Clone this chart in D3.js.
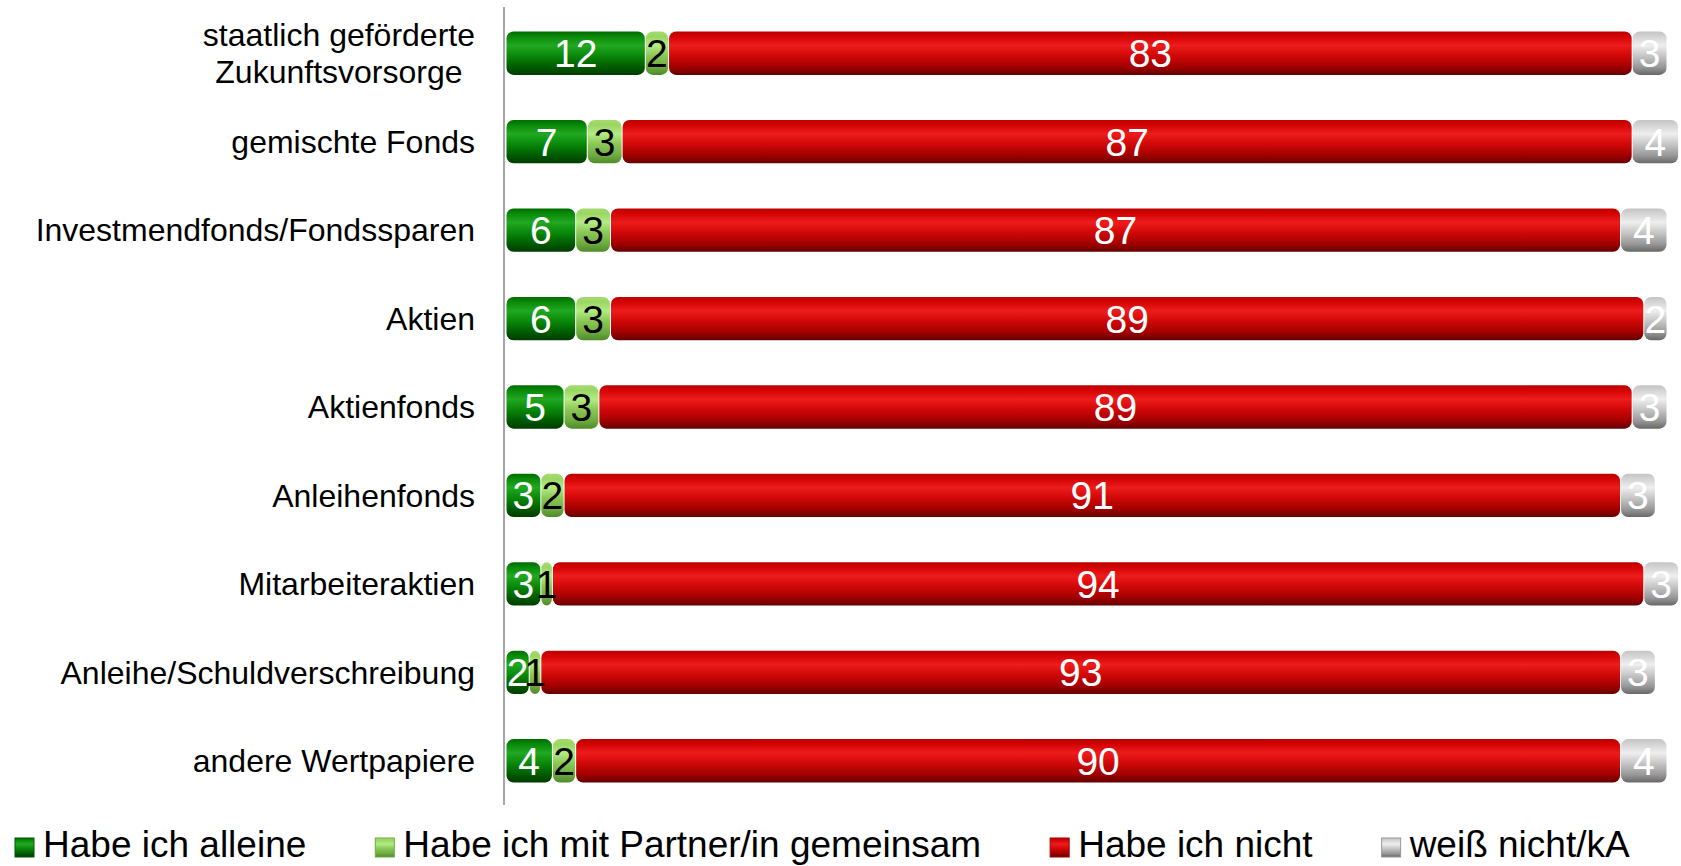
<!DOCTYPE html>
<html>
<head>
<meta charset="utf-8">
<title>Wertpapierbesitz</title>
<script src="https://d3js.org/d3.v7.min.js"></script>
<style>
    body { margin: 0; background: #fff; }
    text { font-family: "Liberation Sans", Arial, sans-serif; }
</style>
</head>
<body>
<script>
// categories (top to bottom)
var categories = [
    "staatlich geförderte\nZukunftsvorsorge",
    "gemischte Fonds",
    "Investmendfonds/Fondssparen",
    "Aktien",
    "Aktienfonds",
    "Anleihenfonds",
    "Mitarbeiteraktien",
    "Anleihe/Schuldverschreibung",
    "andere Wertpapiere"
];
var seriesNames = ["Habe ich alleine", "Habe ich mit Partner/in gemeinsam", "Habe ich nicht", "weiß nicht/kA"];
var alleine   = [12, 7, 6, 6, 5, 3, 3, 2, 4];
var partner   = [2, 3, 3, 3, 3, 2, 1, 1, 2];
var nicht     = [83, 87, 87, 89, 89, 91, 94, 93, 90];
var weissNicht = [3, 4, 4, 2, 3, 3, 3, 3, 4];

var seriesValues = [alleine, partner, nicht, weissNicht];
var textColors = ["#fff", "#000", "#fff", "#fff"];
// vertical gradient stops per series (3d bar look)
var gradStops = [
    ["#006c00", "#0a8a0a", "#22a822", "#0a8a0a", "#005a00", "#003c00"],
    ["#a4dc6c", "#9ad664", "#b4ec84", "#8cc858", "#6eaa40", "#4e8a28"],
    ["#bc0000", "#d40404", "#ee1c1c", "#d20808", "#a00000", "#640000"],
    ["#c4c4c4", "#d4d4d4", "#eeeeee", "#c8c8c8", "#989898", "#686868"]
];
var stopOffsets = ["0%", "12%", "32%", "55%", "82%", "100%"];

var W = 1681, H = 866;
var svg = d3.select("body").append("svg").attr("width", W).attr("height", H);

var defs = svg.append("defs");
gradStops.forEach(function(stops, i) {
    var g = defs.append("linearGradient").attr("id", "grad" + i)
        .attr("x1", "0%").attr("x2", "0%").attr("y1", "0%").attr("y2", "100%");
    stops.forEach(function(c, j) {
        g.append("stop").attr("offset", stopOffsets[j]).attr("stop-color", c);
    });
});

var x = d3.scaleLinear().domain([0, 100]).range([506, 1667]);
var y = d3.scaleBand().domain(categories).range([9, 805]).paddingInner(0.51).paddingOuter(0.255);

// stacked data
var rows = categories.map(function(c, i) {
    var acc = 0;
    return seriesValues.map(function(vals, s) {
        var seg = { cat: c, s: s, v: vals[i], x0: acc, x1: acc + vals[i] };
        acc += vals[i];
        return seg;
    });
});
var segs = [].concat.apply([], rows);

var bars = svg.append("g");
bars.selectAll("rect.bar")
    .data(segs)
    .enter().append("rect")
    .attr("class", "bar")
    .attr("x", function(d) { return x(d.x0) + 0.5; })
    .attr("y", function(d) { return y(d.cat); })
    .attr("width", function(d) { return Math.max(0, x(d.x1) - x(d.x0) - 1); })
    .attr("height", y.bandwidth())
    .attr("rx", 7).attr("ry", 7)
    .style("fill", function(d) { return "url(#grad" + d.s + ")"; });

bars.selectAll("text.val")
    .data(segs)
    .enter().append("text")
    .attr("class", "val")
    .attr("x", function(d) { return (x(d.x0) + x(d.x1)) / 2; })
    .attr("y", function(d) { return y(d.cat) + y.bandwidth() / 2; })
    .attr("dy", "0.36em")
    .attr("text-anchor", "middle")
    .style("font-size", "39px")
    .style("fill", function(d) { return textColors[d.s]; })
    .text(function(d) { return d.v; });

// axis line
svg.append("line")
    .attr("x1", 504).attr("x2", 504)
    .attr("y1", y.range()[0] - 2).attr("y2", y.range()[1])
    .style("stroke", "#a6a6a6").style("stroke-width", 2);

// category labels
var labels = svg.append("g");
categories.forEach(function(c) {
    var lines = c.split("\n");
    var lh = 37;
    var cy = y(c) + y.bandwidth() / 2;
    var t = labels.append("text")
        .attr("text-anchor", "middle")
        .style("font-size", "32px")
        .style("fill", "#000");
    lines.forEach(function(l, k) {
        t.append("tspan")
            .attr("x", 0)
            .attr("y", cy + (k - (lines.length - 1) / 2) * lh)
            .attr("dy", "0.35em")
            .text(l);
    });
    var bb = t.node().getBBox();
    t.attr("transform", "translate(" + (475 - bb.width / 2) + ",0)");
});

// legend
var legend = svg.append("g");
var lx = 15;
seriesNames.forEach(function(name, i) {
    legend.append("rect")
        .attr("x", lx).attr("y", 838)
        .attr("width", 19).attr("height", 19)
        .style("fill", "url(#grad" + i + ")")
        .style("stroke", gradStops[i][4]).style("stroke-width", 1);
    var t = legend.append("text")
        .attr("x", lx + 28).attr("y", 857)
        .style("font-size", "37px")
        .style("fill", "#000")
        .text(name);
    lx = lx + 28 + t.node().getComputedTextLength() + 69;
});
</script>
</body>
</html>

[YOUR TASK]:
Strip out the pictures and quote the remaining data word for word.

[RESULT OF THIS EXERCISE]:
Clone this chart in D3.js.
<!DOCTYPE html>
<html>
<head>
<meta charset="utf-8">
<title>Wertpapierbesitz</title>
<script src="https://d3js.org/d3.v7.min.js"></script>
<style>
    body { margin: 0; background: #fff; }
    text { font-family: "Liberation Sans", Arial, sans-serif; }
</style>
</head>
<body>
<script>
// categories (top to bottom)
var categories = [
    "staatlich geförderte\nZukunftsvorsorge",
    "gemischte Fonds",
    "Investmendfonds/Fondssparen",
    "Aktien",
    "Aktienfonds",
    "Anleihenfonds",
    "Mitarbeiteraktien",
    "Anleihe/Schuldverschreibung",
    "andere Wertpapiere"
];
var seriesNames = ["Habe ich alleine", "Habe ich mit Partner/in gemeinsam", "Habe ich nicht", "weiß nicht/kA"];
var alleine   = [12, 7, 6, 6, 5, 3, 3, 2, 4];
var partner   = [2, 3, 3, 3, 3, 2, 1, 1, 2];
var nicht     = [83, 87, 87, 89, 89, 91, 94, 93, 90];
var weissNicht = [3, 4, 4, 2, 3, 3, 3, 3, 4];

var seriesValues = [alleine, partner, nicht, weissNicht];
var textColors = ["#fff", "#000", "#fff", "#fff"];
// vertical gradient stops per series (3d bar look)
var gradStops = [
    ["#006c00", "#0a8a0a", "#22a822", "#0a8a0a", "#005a00", "#003c00"],
    ["#a4dc6c", "#9ad664", "#b4ec84", "#8cc858", "#6eaa40", "#4e8a28"],
    ["#bc0000", "#d40404", "#ee1c1c", "#d20808", "#a00000", "#640000"],
    ["#c4c4c4", "#d4d4d4", "#eeeeee", "#c8c8c8", "#989898", "#686868"]
];
var stopOffsets = ["0%", "12%", "32%", "55%", "82%", "100%"];

var W = 1681, H = 866;
var svg = d3.select("body").append("svg").attr("width", W).attr("height", H);

var defs = svg.append("defs");
gradStops.forEach(function(stops, i) {
    var g = defs.append("linearGradient").attr("id", "grad" + i)
        .attr("x1", "0%").attr("x2", "0%").attr("y1", "0%").attr("y2", "100%");
    stops.forEach(function(c, j) {
        g.append("stop").attr("offset", stopOffsets[j]).attr("stop-color", c);
    });
});

var x = d3.scaleLinear().domain([0, 100]).range([506, 1667]);
var y = d3.scaleBand().domain(categories).range([9, 805]).paddingInner(0.51).paddingOuter(0.255);

// stacked data
var rows = categories.map(function(c, i) {
    var acc = 0;
    return seriesValues.map(function(vals, s) {
        var seg = { cat: c, s: s, v: vals[i], x0: acc, x1: acc + vals[i] };
        acc += vals[i];
        return seg;
    });
});
var segs = [].concat.apply([], rows);

var bars = svg.append("g");
bars.selectAll("rect.bar")
    .data(segs)
    .enter().append("rect")
    .attr("class", "bar")
    .attr("x", function(d) { return x(d.x0) + 0.5; })
    .attr("y", function(d) { return y(d.cat); })
    .attr("width", function(d) { return Math.max(0, x(d.x1) - x(d.x0) - 1); })
    .attr("height", y.bandwidth())
    .attr("rx", 7).attr("ry", 7)
    .style("fill", function(d) { return "url(#grad" + d.s + ")"; });

bars.selectAll("text.val")
    .data(segs)
    .enter().append("text")
    .attr("class", "val")
    .attr("x", function(d) { return (x(d.x0) + x(d.x1)) / 2; })
    .attr("y", function(d) { return y(d.cat) + y.bandwidth() / 2; })
    .attr("dy", "0.36em")
    .attr("text-anchor", "middle")
    .style("font-size", "39px")
    .style("fill", function(d) { return textColors[d.s]; })
    .text(function(d) { return d.v; });

// axis line
svg.append("line")
    .attr("x1", 504).attr("x2", 504)
    .attr("y1", y.range()[0] - 2).attr("y2", y.range()[1])
    .style("stroke", "#a6a6a6").style("stroke-width", 2);

// category labels
var labels = svg.append("g");
categories.forEach(function(c) {
    var lines = c.split("\n");
    var lh = 37;
    var cy = y(c) + y.bandwidth() / 2;
    var t = labels.append("text")
        .attr("text-anchor", "middle")
        .style("font-size", "32px")
        .style("fill", "#000");
    lines.forEach(function(l, k) {
        t.append("tspan")
            .attr("x", 0)
            .attr("y", cy + (k - (lines.length - 1) / 2) * lh)
            .attr("dy", "0.35em")
            .text(l);
    });
    var bb = t.node().getBBox();
    t.attr("transform", "translate(" + (475 - bb.width / 2) + ",0)");
});

// legend
var legend = svg.append("g");
var lx = 15;
seriesNames.forEach(function(name, i) {
    legend.append("rect")
        .attr("x", lx).attr("y", 838)
        .attr("width", 19).attr("height", 19)
        .style("fill", "url(#grad" + i + ")")
        .style("stroke", gradStops[i][4]).style("stroke-width", 1);
    var t = legend.append("text")
        .attr("x", lx + 28).attr("y", 857)
        .style("font-size", "37px")
        .style("fill", "#000")
        .text(name);
    lx = lx + 28 + t.node().getComputedTextLength() + 69;
});
</script>
</body>
</html>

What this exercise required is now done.